January 2017 Church & State - January 2017

Texas County Says No To ‘Freethought’ Banner For Winter Solstice

  AU admin

Officials in Kerr County, Texas, permitted the display of a nativity scene on the courthouse lawn to acknowledge Christmas during the holiday season, but were unwilling to extend the same right to a local group of non-believers.

The Kerr County Commissioners voted 4-1 in November to deny a request from Kerrville Freethought to erect a banner celebrating Winter Solstice and the Bill of Rights.

“We are just asking for equal treatment,” said David Whitsett, a member of the group, “We’d like to say we want to celebrate our stuff too, and we want to put up a banner that says what our stuff is.”

Another member of the group, Anthony Slape, added, “I have no representation in the country, in the government at all. There’s no political leaders in the country that I know of that are non-religious.”

Some local residents said they considered the banner offensive.

“They are trying to attack and humiliate the fact that we believe in Christ,” said the Rev. Del Way of Calvary Temple Church. Way presented a petition signed by nearly 1,000 people opposing display of the banner.

The courthouse lawn annually includes a nativity scene erected by members of a local church. Courts have generally allowed such displays as long as other groups are given the same access.

The vote marked the second time the commission has deliberated the matter. In September, commission members first dealt with the free­thought group’s request during a stormy meeting that drew more than 200 people, many of whom attacked the banner.

That meeting, the San Antonio Express-News reported, was punctuated by people crying, “Amen!” as 13 people spoke, all urging the commissioners to reject the banner.

“We are one nation under God,” said resident John Hammack. “Do not let a few pagan atheists take Jesus Christ out of Christmas.”

The banner, designed by the Wisconsin-based Freedom From Religion Foundation, depicts images of Benjamin Franklin, Thomas Jefferson, George Washington and the Statue of Liberty looking down on the Bill of Rights. It includes a seal that says, “Freethought Secular Government.”

The banner includes the phrase “Happy Winter Solstice,” and reads, “Let us also honor the birth of our Bill of Rights, which reminds us there can be no freedom OF religion without freedom FROM religion in government.”

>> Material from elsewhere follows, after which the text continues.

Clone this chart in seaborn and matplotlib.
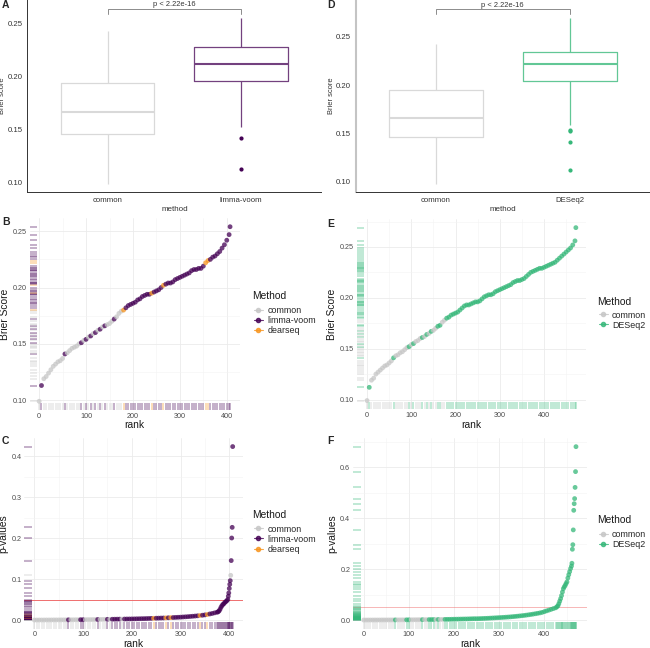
import pandas as pd
import matplotlib
matplotlib.use("Agg")
import matplotlib.pyplot as plt
from matplotlib.lines import Line2D
from matplotlib.ticker import MultipleLocator, FormatStrFormatter
import seaborn as sns

##### DATEN #####
#################

# Boxplots A / D (Brier score je Methode, Werte so gewaehlt, dass Box-Statistik passt)
box_common_a = [0.0984, 0.118, 0.132, 0.145, 0.152, 0.160, 0.1664, 0.172, 0.183, 0.1937, 0.205, 0.222, 0.2425]
box_limma_a = [0.1126, 0.1415, 0.1522, 0.1953, 0.200, 0.206, 0.2116, 0.215, 0.221, 0.2277, 0.234, 0.243, 0.2544]
box_common_d = [0.0983, 0.118, 0.132, 0.1461, 0.153, 0.160, 0.1664, 0.173, 0.184, 0.1946, 0.206, 0.222, 0.2421]
box_deseq_d = [0.1124, 0.1411, 0.1522, 0.1540, 0.1585, 0.2039, 0.207, 0.211, 0.215, 0.219, 0.2221,
               0.225, 0.228, 0.230, 0.232, 0.2345, 0.238, 0.243, 0.249, 0.257, 0.2696]

# Panel B: Brier Score nach Rang (limma-voom)
rank_b = list(range(0, 406, 5)) + [407]
brier_b = [0.099, 0.113, 0.119, 0.121, 0.124, 0.127, 0.130, 0.132, 0.134, 0.135,
           0.137, 0.141, 0.142, 0.144, 0.146, 0.147, 0.148, 0.150, 0.151, 0.153,
           0.154, 0.156, 0.157, 0.159, 0.160, 0.162, 0.163, 0.165, 0.166, 0.167,
           0.168, 0.170, 0.172, 0.174, 0.177, 0.179, 0.180, 0.182, 0.184, 0.185,
           0.186, 0.187, 0.189, 0.190, 0.192, 0.193, 0.194, 0.194, 0.195, 0.196,
           0.197, 0.198, 0.200, 0.202, 0.203, 0.204, 0.204, 0.205, 0.207, 0.208,
           0.209, 0.210, 0.211, 0.212, 0.213, 0.215, 0.216, 0.216, 0.217, 0.217,
           0.219, 0.222, 0.224, 0.225, 0.227, 0.228, 0.230, 0.232, 0.235, 0.238,
           0.242, 0.247, 0.254]
# c = common, l = limma-voom, d = dearseq
method_b = ("cl" "ccccccccc" "l" "cccccc" "lclclclclcl" "ccc" "l" "ccc" "d"
            "lllllllllll" "d" "llll" "d" "lllllllllllllllll" "dd" "llllllllll")

# Panel C: p-Werte nach Rang (limma-voom)
rank_c = list(range(0, 376, 5)) + list(range(377, 396, 2)) + list(range(397, 408))
pval_c = [0.0000, 0.0000, 0.0001, 0.0001, 0.0001, 0.0002, 0.0002, 0.0002, 0.0003, 0.0003,
          0.0003, 0.0004, 0.0004, 0.0005, 0.0005, 0.0006, 0.0006, 0.0007, 0.0007, 0.0008,
          0.0008, 0.0009, 0.0010, 0.0010, 0.0011, 0.0012, 0.0013, 0.0014, 0.0015, 0.0016,
          0.0017, 0.0018, 0.0019, 0.0020, 0.0021, 0.0022, 0.0023, 0.0024, 0.0025, 0.0026,
          0.0027, 0.0028, 0.0030, 0.0031, 0.0033, 0.0034, 0.0036, 0.0038, 0.0040, 0.0042,
          0.0044, 0.0046, 0.0048, 0.0050, 0.0052, 0.0055, 0.0058, 0.0061, 0.0064, 0.0067,
          0.0070, 0.0074, 0.0078, 0.0082, 0.0087, 0.0092, 0.0097, 0.0103, 0.0110, 0.0117,
          0.0125, 0.0135, 0.0148, 0.0160, 0.0175, 0.0190,
          0.020, 0.022, 0.026, 0.031, 0.035, 0.038, 0.040, 0.043, 0.045, 0.047,
          0.050, 0.058, 0.066, 0.077, 0.087, 0.096, 0.109, 0.145, 0.200, 0.226, 0.423]
method_c = ("cccccccccccccc" "l" "cccc" "ll" "ccccc" "l" "ccc" "l" "c" "llll" "c"
            "llllllllllll" "d" "llll" "d" "l" "d" "lllllllllll" "d" "ll" "d" "llll"
            "llllllllll" "llllll" "c" "llll")

# Panel E: Brier Score nach Rang (DESeq2)
rank_e = list(range(0, 471, 5)) + [472]
brier_e = [0.099, 0.112, 0.119, 0.121, 0.125, 0.127, 0.129, 0.131, 0.133, 0.134,
           0.136, 0.138, 0.141, 0.143, 0.144, 0.146, 0.147, 0.149, 0.151, 0.152,
           0.154, 0.155, 0.157, 0.158, 0.160, 0.161, 0.162, 0.164, 0.165, 0.167,
           0.168, 0.170, 0.172, 0.173, 0.176, 0.178, 0.180, 0.181, 0.183, 0.184,
           0.185, 0.186, 0.188, 0.190, 0.192, 0.193, 0.193, 0.194, 0.195, 0.196,
           0.196, 0.197, 0.199, 0.201, 0.202, 0.203, 0.203, 0.204, 0.206, 0.207,
           0.208, 0.209, 0.210, 0.211, 0.212, 0.213, 0.215, 0.216, 0.217, 0.217,
           0.218, 0.219, 0.221, 0.223, 0.225, 0.226, 0.227, 0.228, 0.229, 0.229,
           0.230, 0.231, 0.232, 0.233, 0.234, 0.235, 0.237, 0.239, 0.241, 0.243,
           0.245, 0.247, 0.249, 0.252, 0.256, 0.269]
# c = common, g = DESeq2
method_e = ("cg" "cccccccccc" "g" "cccccc" "gcg" "ccc" "gcgcg" "cc" "gg" "cc" + "g" * 60)

# Panel F: p-Werte nach Rang (DESeq2)
rank_f = list(range(0, 426, 5)) + list(range(428, 459, 2)) + list(range(460, 471))
pval_f = [0.0000, 0.0000, 0.0001, 0.0001, 0.0001, 0.0002, 0.0002, 0.0002, 0.0003, 0.0003,
          0.0003, 0.0004, 0.0004, 0.0005, 0.0005, 0.0006, 0.0006, 0.0007, 0.0007, 0.0008,
          0.0009, 0.0010, 0.0010, 0.0011, 0.0012, 0.0013, 0.0014, 0.0015, 0.0016, 0.0017,
          0.0018, 0.0019, 0.0020, 0.0021, 0.0022, 0.0024, 0.0025, 0.0027, 0.0028, 0.0030,
          0.0032, 0.0034, 0.0036, 0.0038, 0.0040, 0.0042, 0.0044, 0.0047, 0.0050, 0.0053,
          0.0052, 0.0055, 0.0058, 0.0062, 0.0066, 0.0070, 0.0075, 0.0080, 0.0085, 0.0090,
          0.0095, 0.0100, 0.0106, 0.0112, 0.0118, 0.0125, 0.0133, 0.0141, 0.0150, 0.0160,
          0.0170, 0.0180, 0.0192, 0.0205, 0.0218, 0.0232, 0.0247, 0.0263, 0.0280, 0.0300,
          0.033, 0.036, 0.039, 0.042, 0.045, 0.048,
          0.052, 0.056, 0.064, 0.074, 0.084, 0.096, 0.110, 0.123, 0.130, 0.136,
          0.143, 0.150, 0.165, 0.178, 0.190, 0.202,
          0.212, 0.223, 0.278, 0.296, 0.354, 0.431, 0.457, 0.477, 0.521, 0.583, 0.681]
method_f = ("cccccccccccccc" "g" "cccc" "gg" "ccccc" "g" "cc" "ggg" "c" "g" "cc" + "g" * 77)

code_map = {"c": "common", "l": "limma-voom", "d": "dearseq", "g": "DESeq2"}

# Farben
point_col = {"common": "#c6c6c6", "limma-voom": "#440154", "dearseq": "#f7941d", "DESeq2": "#35b779"}
box_line_col = {"common": "#d9d9d9", "limma-voom": "#73417f", "DESeq2": "#62c796"}

##### PLOT #####
################

sns.set_style("white")
plt.rcParams["font.family"] = ["Liberation Sans", "DejaVu Sans"]

fig = plt.figure(figsize=(6.5, 6.48), dpi=100)


def px_rect(x0, y0, x1, y1):
    # Pixelkoordinaten (von oben) -> Figure-Anteile
    return [x0 / 650, (648 - y1) / 648, (x1 - x0) / 650, (y1 - y0) / 648]


def box_panel(rect, common_vals, other_vals, other_name, ylim):
    df = pd.DataFrame({
        "method": ["common"] * len(common_vals) + [other_name] * len(other_vals),
        "score": common_vals + other_vals,
    })
    ax = fig.add_axes(rect)
    fl = point_col[other_name]
    sns.boxplot(data=df, x="method", y="score", hue="method",
                palette={"common": box_line_col["common"], other_name: box_line_col[other_name]},
                fill=False, width=0.7, linewidth=0.9, saturation=1, legend=False,
                showcaps=False, fliersize=2.0,
                flierprops=dict(marker="o", markerfacecolor=fl, markeredgecolor=fl, markersize=2.0),
                medianprops=dict(linewidth=1.5), ax=ax)
    ax.set_xlim(-0.6, 1.6)
    ax.set_ylim(*ylim)
    # Klammer mit p-Wert (wie ggpubr)
    top = max(common_vals + other_vals)
    yb = top + 0.0086
    ax.plot([0, 0, 1, 1], [yb - 0.0046, yb, yb, yb - 0.0046], color="#8c8c8c", lw=0.7, clip_on=False)
    ax.text(0.5, yb + 0.0008, "p < 2.22e-16", ha="center", va="bottom", fontsize=5.4, color="#333333")
    ax.yaxis.set_major_locator(MultipleLocator(0.05))
    ax.yaxis.set_major_formatter(FormatStrFormatter("%.2f"))
    for s in ["top", "right"]:
        ax.spines[s].set_visible(False)
    for s in ["left", "bottom"]:
        ax.spines[s].set_color("#333333")
        ax.spines[s].set_linewidth(0.7)
    ax.tick_params(length=2, width=0.6, labelsize=5.6, colors="#333333", pad=1.5)
    ax.set_xlabel("method", fontsize=5.8, color="#333333", labelpad=1.2)
    ax.set_ylabel("Brier score", fontsize=5.4, color="#333333", labelpad=0.8)
    return ax


def rank_panel(rect, ranks, values, codes, methods, ylabel, ystep, yfmt, hline=None, hline_alpha=1.0):
    df = pd.DataFrame({"rank": ranks, "value": values, "Method": [code_map[c] for c in codes]})
    pal = {m: point_col[m] for m in methods}
    ax = fig.add_axes(rect)
    # Rug-Striche unten und links
    sns.rugplot(data=df, x="rank", hue="Method", palette=pal, height=0.037, alpha=0.4,
                linewidth=1.1, expand_margins=False, legend=False, ax=ax)
    sns.rugplot(data=df, y="value", hue="Method", palette=pal, height=0.034, alpha=0.4,
                linewidth=1.1, expand_margins=False, legend=False, ax=ax)
    if hline is not None:
        ax.axhline(hline, color="#ee5f5f", lw=0.7, alpha=hline_alpha, zorder=1.5)
    sns.scatterplot(data=df, x="rank", y="value", hue="Method", palette=pal, s=12,
                    alpha=0.75, linewidth=0, legend=False, ax=ax, zorder=3)
    # Achsen wie ggplot (5% Erweiterung)
    xr = max(ranks) - min(ranks)
    yr = max(values) - min(values)
    ax.set_xlim(min(ranks) - 0.05 * xr, max(ranks) + 0.05 * xr)
    ax.set_ylim(min(values) - 0.05 * yr, max(values) + 0.05 * yr)
    ax.xaxis.set_major_locator(MultipleLocator(100))
    ax.xaxis.set_minor_locator(MultipleLocator(50))
    ax.yaxis.set_major_locator(MultipleLocator(ystep))
    ax.yaxis.set_minor_locator(MultipleLocator(ystep / 2))
    ax.yaxis.set_major_formatter(FormatStrFormatter(yfmt))
    ax.grid(which="major", color="#ebebeb", lw=0.6)
    ax.grid(which="minor", color="#f3f3f3", lw=0.4)
    ax.set_axisbelow(True)
    for s in ax.spines.values():
        s.set_visible(False)
    ax.tick_params(which="both", length=0, labelsize=5.2, colors="#4d4d4d", pad=2)
    ax.set_xlabel("rank", fontsize=7.4, color="#1a1a1a", labelpad=0.5)
    ax.set_ylabel(ylabel, fontsize=7.4, color="#1a1a1a", labelpad=2)
    return ax


def method_legend(methods, x, y_title, y_first):
    # Titel separat, damit der Abstand zu den Eintraegen wie im Original ist
    fig.text(x / 650, 1 - y_title / 648, "Method", fontsize=7.4, va="center", ha="left", color="#1a1a1a")
    handles = [Line2D([0], [0], color=point_col[m], marker="o", markersize=3, lw=0.8, alpha=0.8)
               for m in methods]
    fig.legend(handles, methods, loc="upper left", bbox_to_anchor=((x + 2) / 650, 1 - (y_first - 5.5) / 648),
               frameon=False, fontsize=6.4, handlelength=1.0, handletextpad=0.5,
               labelspacing=0.12, borderpad=0, borderaxespad=0)


# A und D: Boxplots
box_panel(px_rect(27.3, 0, 321.5, 192.3), box_common_a, box_limma_a, "limma-voom", (0.0903, 0.2717))
axd = box_panel(px_rect(355.6, 0, 650, 192.3), box_common_d, box_deseq_d, "DESeq2", (0.0893, 0.2878))
axd.spines["left"].set_color("#c4c4c4")
axd.spines["left"].set_linewidth(1.5)

# B und C: limma-voom
m3 = ["common", "limma-voom", "dearseq"]
rank_panel(px_rect(29.6, 218, 239.6, 410), rank_b, brier_b, method_b, m3, "Brier Score", 0.05, "%.2f")
rank_panel(px_rect(24.4, 437.9, 242.6, 628.7), rank_c, pval_c, method_c, m3, "p-values", 0.1, "%.1f",
           hline=0.05, hline_alpha=0.9)
method_legend(m3, 252, 296, 311.7)
method_legend(m3, 252, 515, 530)

# E und F: DESeq2
m2 = ["common", "DESeq2"]
rank_panel(px_rect(356.6, 219, 586.3, 409.2), rank_e, brier_e, method_e, m2, "Brier Score", 0.05, "%.2f")
rank_panel(px_rect(353.1, 438, 586.6, 628.7), rank_f, pval_f, method_f, m2, "p-values", 0.2, "%.1f",
           hline=0.05, hline_alpha=0.45)
method_legend(m2, 596.7, 301.7, 316)
method_legend(m2, 596.7, 520, 535.7)

# Panel-Buchstaben
for lab, x, y in [("A", 2, 0), ("B", 2, 217), ("C", 2, 436), ("D", 327, 0), ("E", 327, 219), ("F", 327, 436)]:
    fig.text(x / 650, 1 - y / 648, lab, fontsize=7.5, fontweight="bold", va="top", ha="left")

fig.savefig("out.png", dpi=100)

After the commission voted to reject the banner, Commissioner Tom Moser said, “This republic is threatened in many, many ways and I think we need to keep our guard up.”

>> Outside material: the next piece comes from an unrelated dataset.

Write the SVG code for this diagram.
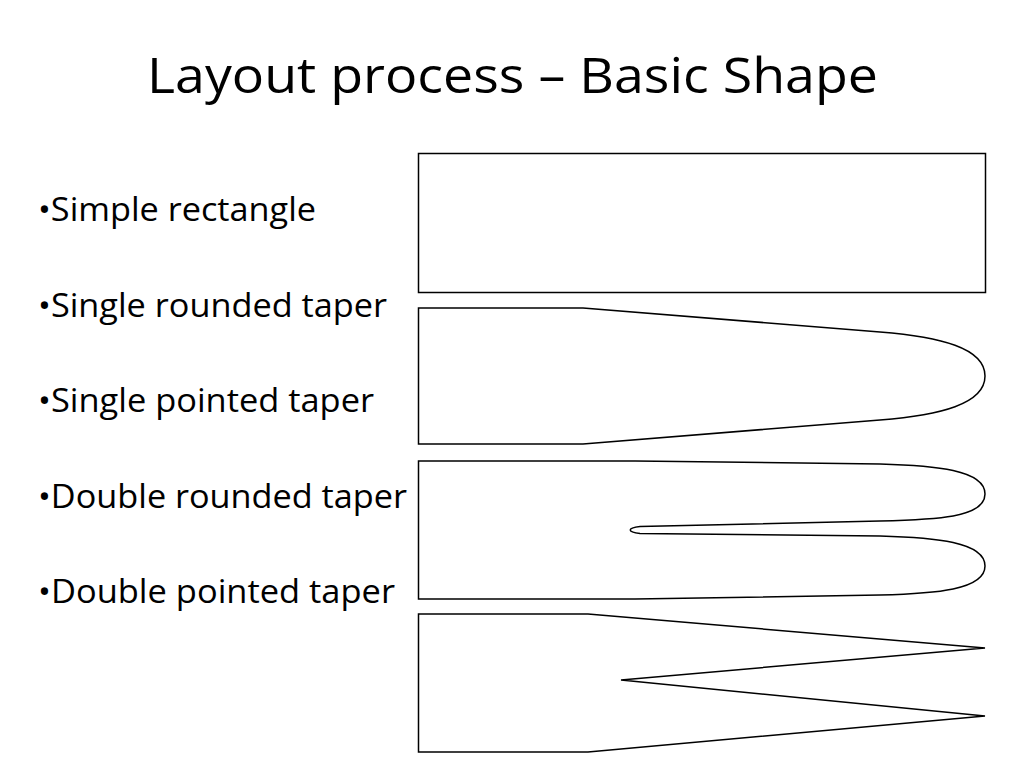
<svg xmlns="http://www.w3.org/2000/svg" width="1024" height="768" viewBox="0 0 1024 768">
<style>
.t{font-family:"Open Sans","Noto Sans",sans-serif;fill:#000}
.b{font-size:32px}
.s{fill:#fff;stroke:#000;stroke-width:1.5;stroke-linejoin:miter}
</style>
<rect width="1024" height="768" fill="#fff"/>
<text id="title" class="t" x="147" y="93" font-size="50" textLength="731" lengthAdjust="spacingAndGlyphs">Layout process – Basic Shape</text>
<g id="list">
<text class="t b" x="38" y="221" textLength="278" lengthAdjust="spacingAndGlyphs">•Simple rectangle</text>
<text class="t b" x="38" y="317" textLength="349" lengthAdjust="spacingAndGlyphs">•Single rounded taper</text>
<text class="t b" x="38" y="412" textLength="336" lengthAdjust="spacingAndGlyphs">•Single pointed taper</text>
<text class="t b" x="38" y="508" textLength="369" lengthAdjust="spacingAndGlyphs">•Double rounded taper</text>
<text class="t b" x="38" y="603" textLength="357" lengthAdjust="spacingAndGlyphs">•Double pointed taper</text>
</g>
<g id="simple-rectangle"><rect class="s" x="418.5" y="153.5" width="567" height="139"/></g>
<g id="single-rounded-taper"><path class="s" d="M418.5,308 H583 L880,332 C940,336.8 985,348 985,376 C985,404 940,415.2 880,420 L583,444 H418.5 Z"/></g>
<g id="double-rounded-taper"><path class="s" d="M418.5,461 H635 L880,464 C935,465.5 985,470 985,494 C985,518 935,519.5 880,521 L640,526.5 C627,528 627,532 640,533.5 L880,536 C935,537.5 985,542 985,566 C985,590 935,593.5 880,595 L635,599 H418.5 Z"/></g>
<g id="double-pointed-taper"><path class="s" d="M418.5,614 H588 L985,648 L621,680 L985,716 L588,752 H418.5 Z"/></g>
<g id="connectors"/>
</svg>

County Attorney Heather Stebbins looked into the matter but didn’t make a recommendation. FFRF, meanwhile, is considering litigation.

“It looks pretty clearly like we’ve been given discriminatory treatment,” Ryan Jayne, an FFRF attorney, said. “The county cannot be picking and choosing which groups can put displays on the courthouse lawn. That’s called viewpoint discrimination. If the government itself is putting up the nativity scene, then the government is endorsing religion. That it also cannot do.”